If Empoli let Roma off the hook when the host's intensity dropped, you can bet that Fiorentina, Inter and Bayer Leverkusen won't. Roma travel to Germany on Tuesday for a huge Champions League clash and then have to take on the league-leading Viola next week in Florence, then Udinese at home and Inter away before hosting Leverkusen in Rome.

If manager Rudi Garcia wants his side to still be in the Champions League come the new year, he needs at least four points from the two games with Leverkusen.

"It's a shame that we conceded again," Garcia said. "It would be a good idea if starting on Tuesday we stopped letting in goals. In the last five minutes I lost my voice in trying to motivate the players. We can only relax at the final whistle and not before."

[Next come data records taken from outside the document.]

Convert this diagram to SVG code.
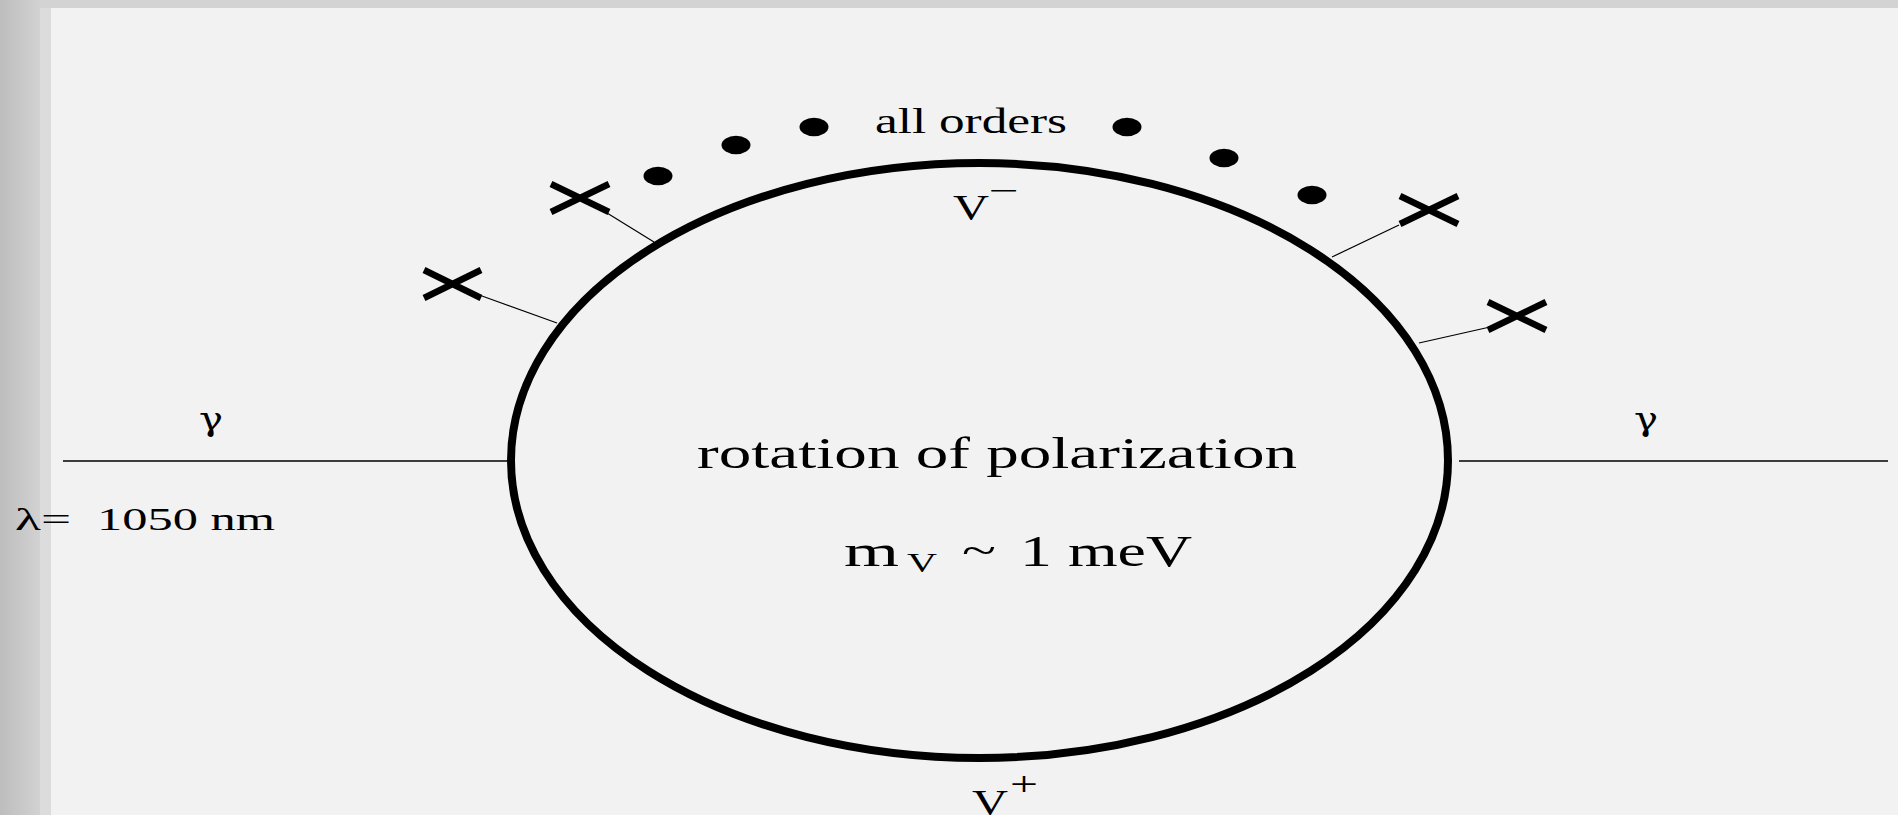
<svg xmlns="http://www.w3.org/2000/svg" width="1898" height="815" viewBox="0 0 1898 815">
<defs>
<linearGradient id="strip" x1="0" y1="0" x2="1" y2="0">
<stop offset="0" stop-color="#bdbdbd"/>
<stop offset="1" stop-color="#d2d2d2"/>
</linearGradient>
<style>
.t{font-family:"Liberation Serif","Times New Roman",serif;fill:#000}
.g{font-family:"DejaVu Serif",serif}
.x{stroke:#000;stroke-width:6.5;stroke-linecap:butt;fill:none}
.dot{fill:#000}
.thin{stroke:#000;stroke-width:1.2;fill:none}
.photon{stroke:#000;stroke-width:1.3;fill:none}
</style>
</defs>
<rect x="0" y="0" width="1898" height="815" fill="#f2f2f2"/>
<rect x="40" y="0" width="1858" height="8" fill="#d3d3d3"/>
<rect x="40" y="8" width="11" height="807" fill="#dcdcdc"/>
<rect x="0" y="0" width="40" height="815" fill="url(#strip)"/>

<g id="connectors">
<line class="photon" x1="63" y1="461" x2="507" y2="461"/>
<line class="photon" x1="1459" y1="461" x2="1888" y2="461"/>
<line class="thin" x1="482" y1="296" x2="557" y2="323"/>
<line class="thin" x1="607" y1="213" x2="654" y2="242"/>
<line class="thin" x1="1399" y1="225" x2="1332" y2="257"/>
<line class="thin" x1="1490" y1="327" x2="1419" y2="343"/>
</g>

<g id="loop">
<ellipse cx="979.5" cy="460.5" rx="468.5" ry="297.5" fill="none" stroke="#000" stroke-width="8"/>
<text class="t" x="697" y="468" font-size="45" textLength="600" lengthAdjust="spacingAndGlyphs">rotation of polarization</text>
<text class="t" x="844" y="566" font-size="44" textLength="55" lengthAdjust="spacingAndGlyphs">m</text>
<text class="t" x="907" y="572" font-size="27" textLength="30" lengthAdjust="spacingAndGlyphs">V</text>
<text class="t" x="962" y="564" font-size="40" textLength="34" lengthAdjust="spacingAndGlyphs">~</text>
<text class="t" x="1020" y="566" font-size="44" textLength="172" lengthAdjust="spacingAndGlyphs">1 meV</text>
</g>

<g id="label-vminus">
<text class="t" x="953" y="220" font-size="35" textLength="36" lengthAdjust="spacingAndGlyphs">V</text>
<text class="t" x="989" y="200" font-size="28" textLength="30" lengthAdjust="spacingAndGlyphs">−</text>
</g>
<g id="label-vplus">
<text class="t" x="972" y="815" font-size="35" textLength="36" lengthAdjust="spacingAndGlyphs">V</text>
<text class="t" x="1010" y="795" font-size="34" textLength="28" lengthAdjust="spacingAndGlyphs">+</text>
</g>

<g id="all-orders">
<text class="t" x="875" y="133" font-size="35" textLength="192" lengthAdjust="spacingAndGlyphs">all orders</text>
<ellipse class="dot" cx="658" cy="176" rx="14.5" ry="9.2"/>
<ellipse class="dot" cx="736" cy="145" rx="14.5" ry="9.2"/>
<ellipse class="dot" cx="814" cy="127" rx="14.5" ry="9.2"/>
<ellipse class="dot" cx="1127" cy="127" rx="14.5" ry="9.2"/>
<ellipse class="dot" cx="1224" cy="158" rx="14.5" ry="9.2"/>
<ellipse class="dot" cx="1312" cy="195" rx="14.5" ry="9.2"/>
</g>

<g id="cross1"><path class="x" d="M424 270 L481 298 M424 298 L481 270"/></g>
<g id="cross2"><path class="x" d="M551 184 L609 212 M551 212 L609 184"/></g>
<g id="cross3"><path class="x" d="M1400 196 L1458 224 M1400 224 L1458 196"/></g>
<g id="cross4"><path class="x" d="M1488 302 L1546 330 M1488 330 L1546 302"/></g>

<g id="photon-left">
<text class="t g" x="199" y="430" font-size="32" textLength="24" lengthAdjust="spacingAndGlyphs">γ</text>
<text class="t" x="15" y="530" font-size="31" textLength="56" lengthAdjust="spacingAndGlyphs">λ=</text>
<text class="t" x="97" y="530" font-size="31" textLength="178" lengthAdjust="spacingAndGlyphs">1050 nm</text>
</g>
<g id="photon-right">
<text class="t g" x="1634" y="430" font-size="32" textLength="24" lengthAdjust="spacingAndGlyphs">γ</text>
</g>
</svg>
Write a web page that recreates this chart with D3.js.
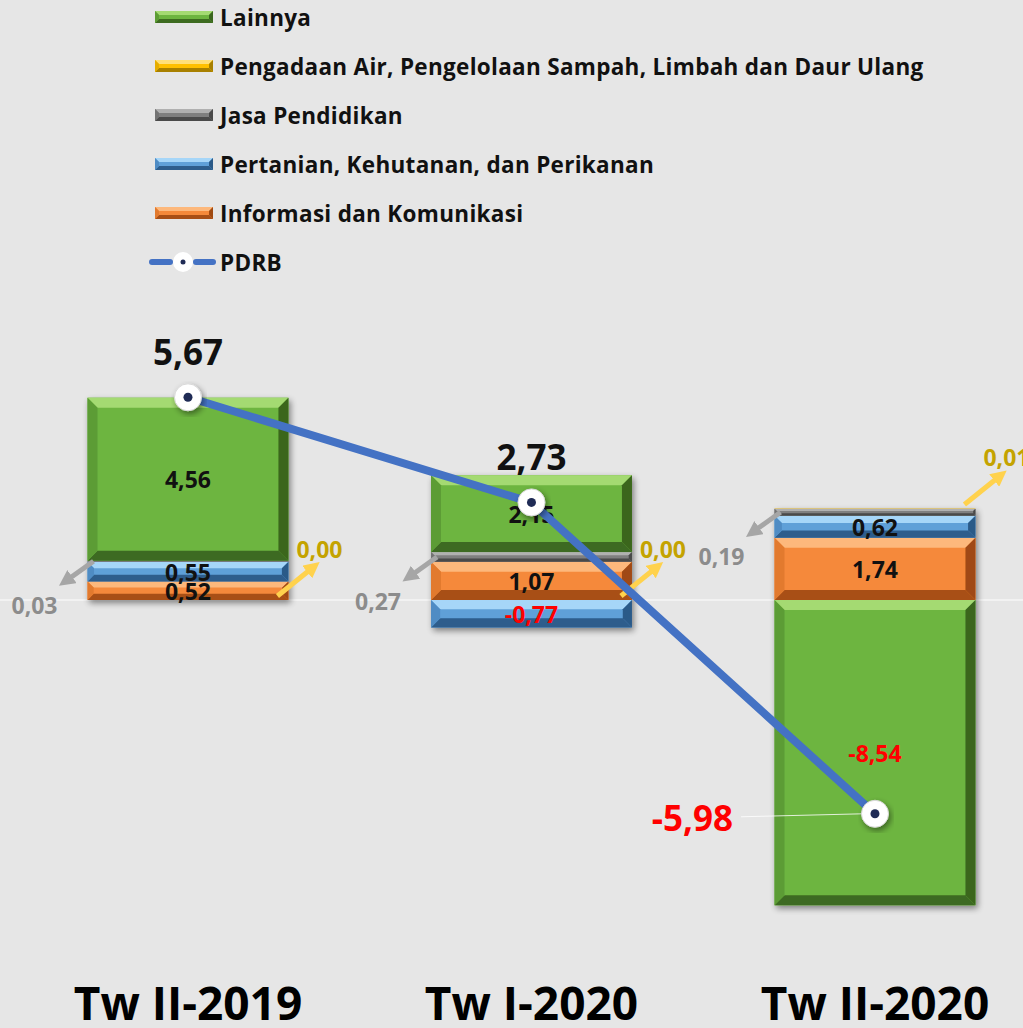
<!DOCTYPE html>
<html><head><meta charset="utf-8">
<script src="https://cdn.jsdelivr.net/npm/d3@7"></script>
<style>
html,body{margin:0;padding:0;background:#e6e6e6;}
svg{display:block;font-family:"Open Sans",sans-serif;}
</style></head>
<body>
<svg id="chart" width="1023" height="1028"></svg>
<script>
const categories = ["Tw II-2019", "Tw I-2020", "Tw II-2020"];
const informasi = [0.52, 1.07, 1.74];
const pertanian = [0.55, -0.77, 0.62];
const jasa = [0.03, 0.27, 0.19];
const pengadaan = [0.00, 0.00, 0.01];
const lainnya = [4.56, 2.15, -8.54];
const pdrb = [5.67, 2.73, -5.98];
const seriesNames = ["Informasi dan Komunikasi", "Pertanian, Kehutanan, dan Perikanan", "Jasa Pendidikan", "Pengadaan Air, Pengelolaan Sampah, Limbah dan Daur Ulang", "Lainnya"];
const legendOrder = ["Lainnya", "Pengadaan Air, Pengelolaan Sampah, Limbah dan Daur Ulang", "Jasa Pendidikan", "Pertanian, Kehutanan, dan Perikanan", "Informasi dan Komunikasi", "PDRB"];

const fmt = v => d3.format(".2f")(v).replace(".", ",").replace("\u2212", "-");

const palette = {
  "Informasi dan Komunikasi": {mid:"#f5893a", top:"#fdb87c", bot:"#a84f16", left:"#e27a2e", right:"#a04a12"},
  "Pertanian, Kehutanan, dan Perikanan": {mid:"#5fa0d8", top:"#a6d6f8", bot:"#2d5d8c", left:"#4f8cc4", right:"#2b5a88"},
  "Jasa Pendidikan": {mid:"#7f7f7f", top:"#b0b0b0", bot:"#4a4a4a", left:"#737373", right:"#4a4a4a"},
  "Pengadaan Air, Pengelolaan Sampah, Limbah dan Daur Ulang": {mid:"#ffc000", top:"#ffe07a", bot:"#a88000", left:"#e6ad00", right:"#a88000"},
  "Lainnya": {mid:"#6db540", top:"#a4da72", bot:"#3d6b20", left:"#5c9c34", right:"#3a661e"}
};

const table = categories.map((c, i) => ({
  cat: c,
  "Informasi dan Komunikasi": informasi[i],
  "Pertanian, Kehutanan, dan Perikanan": pertanian[i],
  "Jasa Pendidikan": jasa[i],
  "Pengadaan Air, Pengelolaan Sampah, Limbah dan Daur Ulang": pengadaan[i],
  "Lainnya": lainnya[i]
}));

const svg = d3.select("#chart");
const defs = svg.append("defs");
const sh = defs.append("filter").attr("id","shadow").attr("x","-20%").attr("y","-20%").attr("width","140%").attr("height","140%");
sh.append("feGaussianBlur").attr("in","SourceAlpha").attr("stdDeviation",3);
sh.append("feOffset").attr("dx",2).attr("dy",3).attr("result","ob");
sh.append("feComponentTransfer").append("feFuncA").attr("type","linear").attr("slope",0.45);
const fm = sh.append("feMerge"); fm.append("feMergeNode"); fm.append("feMergeNode").attr("in","SourceGraphic");

const x = d3.scaleBand().domain(categories).range([-84.25, 1147.2]).paddingInner(0.415).paddingOuter(0.5);
const y = d3.scaleLinear().domain([-10, 8]).range([957.5, 314]);

const stack = d3.stack().keys(seriesNames).offset(d3.stackOffsetDiverging);
const stacked = stack(table);

function bevel(g, x0, y0, w, h, c, bmax) {
  const b = Math.max(0, Math.min(bmax, h / 3, w / 3));
  g.append("rect").attr("x", x0).attr("y", y0).attr("width", w).attr("height", h).attr("fill", c.mid);
  if (b <= 0.3) return;
  const P = pts => pts.map(p => p.join(",")).join(" ");
  g.append("polygon").attr("points", P([[x0,y0],[x0+w,y0],[x0+w-b,y0+b],[x0+b,y0+b]])).attr("fill", c.top);
  g.append("polygon").attr("points", P([[x0,y0+h],[x0+w,y0+h],[x0+w-b,y0+h-b],[x0+b,y0+h-b]])).attr("fill", c.bot);
  g.append("polygon").attr("points", P([[x0,y0],[x0+b,y0+b],[x0+b,y0+h-b],[x0,y0+h]])).attr("fill", c.left);
  g.append("polygon").attr("points", P([[x0+w,y0],[x0+w-b,y0+b],[x0+w-b,y0+h-b],[x0+w,y0+h]])).attr("fill", c.right);
}

// zero line
svg.append("line").attr("x1", 0).attr("x2", 1023).attr("y1", y(0)).attr("y2", y(0))
  .attr("stroke", "#ffffff").attr("stroke-width", 1.2).attr("opacity", 0.9);

// bars
const barsG = svg.append("g");
categories.forEach((cat, i) => {
  const g = barsG.append("g").attr("filter", "url(#shadow)");
  stacked.forEach(s => {
    const d = s[i];
    const y0 = y(Math.max(d[0], d[1])), y1 = y(Math.min(d[0], d[1]));
    const h = y1 - y0;
    if (h <= 0) return;
    bevel(g, x(cat), y0, x.bandwidth(), h, palette[s.key], 10);
  });
});

// segment labels inside
const inside = ["Informasi dan Komunikasi", "Pertanian, Kehutanan, dan Perikanan", "Lainnya"];
stacked.filter(s => inside.includes(s.key)).forEach(s => {
  categories.forEach((cat, i) => {
    const d = s[i];
    const v = table[i][s.key];
    svg.append("text").attr("x", x(cat) + x.bandwidth() / 2).attr("y", y((d[0] + d[1]) / 2))
      .attr("text-anchor", "middle").attr("dominant-baseline", "central")
      .attr("font-size", 23).attr("font-weight", 700)
      .attr("fill", v < 0 ? "#ff0000" : "#111111").text(fmt(v));
  });
});

// arrows for small series
function arrowHead(id, color) {
  defs.append("marker").attr("id", id).attr("viewBox", "0 0 10 10").attr("refX", 5).attr("refY", 5)
    .attr("markerWidth", 3.2).attr("markerHeight", 3.2).attr("orient", "auto")
    .append("path").attr("d", "M0,0 L10,5 L0,10 Z").attr("fill", color);
}
arrowHead("ahGray", "#a6a6a6");
arrowHead("ahYel", "#ffd24d");
const sJasa = stacked.find(s => s.key === "Jasa Pendidikan");
const sPeng = stacked.find(s => s.key === "Pengadaan Air, Pengelolaan Sampah, Limbah dan Daur Ulang");
categories.forEach((cat, i) => {
  const xl = x(cat), xr = x(cat) + x.bandwidth();
  const jy = y((sJasa[i][0] + sJasa[i][1]) / 2);
  svg.append("line").attr("x1", xl + 6).attr("y1", jy).attr("x2", xl - 22).attr("y2", jy + 20)
    .attr("stroke", "#a6a6a6").attr("stroke-width", 5).attr("marker-end", "url(#ahGray)");
  svg.append("text").attr("x", xl - 53).attr("y", jy + 44).attr("text-anchor", "middle").attr("dominant-baseline", "central")
    .attr("font-size", 23).attr("font-weight", 700).attr("fill", "#8c8c8c").text(fmt(jasa[i]));
  const py = y(sPeng[i][1]) - 4;
  svg.append("line").attr("x1", xr - 11).attr("y1", py).attr("x2", xr + 25).attr("y2", py - 29)
    .attr("stroke", "#ffd24d").attr("stroke-width", 5).attr("marker-end", "url(#ahYel)");
  svg.append("text").attr("x", xr + 8).attr("y", py - 47).attr("text-anchor", "start").attr("dominant-baseline", "central")
    .attr("font-size", 23).attr("font-weight", 700).attr("fill", "#c4a300").text(fmt(pengadaan[i]));
});

// PDRB line
const cx = c => x(c) + x.bandwidth() / 2;
const line = d3.line().x((d, i) => cx(categories[i])).y(d => y(d));
svg.append("path").datum(pdrb).attr("d", line).attr("fill", "none")
  .attr("stroke", "#4472c4").attr("stroke-width", 8).attr("stroke-linejoin", "round");

// leader for negative total
svg.append("line").attr("x1", cx(categories[2]) - 134).attr("y1", y(pdrb[2]) + 3)
  .attr("x2", cx(categories[2]) - 12).attr("y2", y(pdrb[2]))
  .attr("stroke", "#ffffff").attr("stroke-width", 1).attr("opacity", 0.8);

const mk = svg.append("g");
pdrb.forEach((v, i) => {
  const g = mk.append("g").attr("transform", `translate(${cx(categories[i])},${y(v)})`);
  g.append("circle").attr("r", 13.5).attr("fill", "#ffffff").attr("stroke", "#d8d8d8").attr("stroke-width", 1).attr("filter", "url(#shadow)");
  g.append("circle").attr("r", 4.5).attr("fill", "#1f2b55");
});

// PDRB labels
pdrb.forEach((v, i) => {
  const t = svg.append("text").attr("font-size", 35).attr("font-weight", 700).attr("dominant-baseline", "central")
    .attr("fill", v < 0 ? "#ff0000" : "#111111").text(fmt(v));
  if (v >= 0) t.attr("x", cx(categories[i])).attr("y", y(v) - 46).attr("text-anchor", "middle");
  else t.attr("x", cx(categories[i]) - 142).attr("y", y(v) + 4).attr("text-anchor", "end");
});

// category labels
categories.forEach(cat => {
  svg.append("text").attr("x", cx(cat)).attr("y", 1020).attr("text-anchor", "middle")
    .attr("font-size", 46).attr("font-weight", 700).attr("fill", "#000000").text(cat);
});

// legend
const lg = svg.append("g");
legendOrder.forEach((name, k) => {
  const ly = 17 + k * 49;
  const g = lg.append("g");
  if (name === "PDRB") {
    g.append("line").attr("x1", 152).attr("x2", 170).attr("y1", ly).attr("y2", ly).attr("stroke", "#4472c4").attr("stroke-width", 6).attr("stroke-linecap", "round");
    g.append("line").attr("x1", 196).attr("x2", 213).attr("y1", ly).attr("y2", ly).attr("stroke", "#4472c4").attr("stroke-width", 6).attr("stroke-linecap", "round");
    g.append("circle").attr("cx", 183).attr("cy", ly).attr("r", 10).attr("fill", "#ffffff");
    g.append("circle").attr("cx", 183).attr("cy", ly).attr("r", 2.5).attr("fill", "#1f2b55");
  } else {
    bevel(g, 155, ly - 6, 58, 12, palette[name], 4);
  }
  g.append("text").attr("x", 220).attr("y", ly).attr("dominant-baseline", "central")
    .attr("font-size", 22.5).attr("font-weight", 700).attr("letter-spacing", 0.3).attr("fill", "#111111").text(name);
});
</script>
</body></html>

They certainly would have be able to hear him. Once again the Stadio Olimpico was missing its vocal heart, with the fans in the Curva Sud almost all continuing their boycott over the split of their beloved end forced on them by the city's civil protection authorities.

It seems that by sticking to their guns, the stay-away fans have forced the club to react. On Thursday, club president James Pallotta tried to convince sceptical fans that he was working to find a compromise with the police and local authorities, and Saturday's Corriere Dello Sport blasted the decision to punish thousands of ordinary supporters for the actions of a few, writing that it was "like closing the motorway to everyone just because a couple of people were speeding."

It was certainly a shame that the ground wasn't rocking like it once would have been had Roma established themselves in the title race, and especially on such an important day for one of their heroes.

"I would've preferred them to be here close to us during the game," De Rossi said. "I hope that common sense prevails and there can be a middle ground [the club and police] can meet on, because we really need our fans.

"We often talk about it in the dressing room. We really miss them."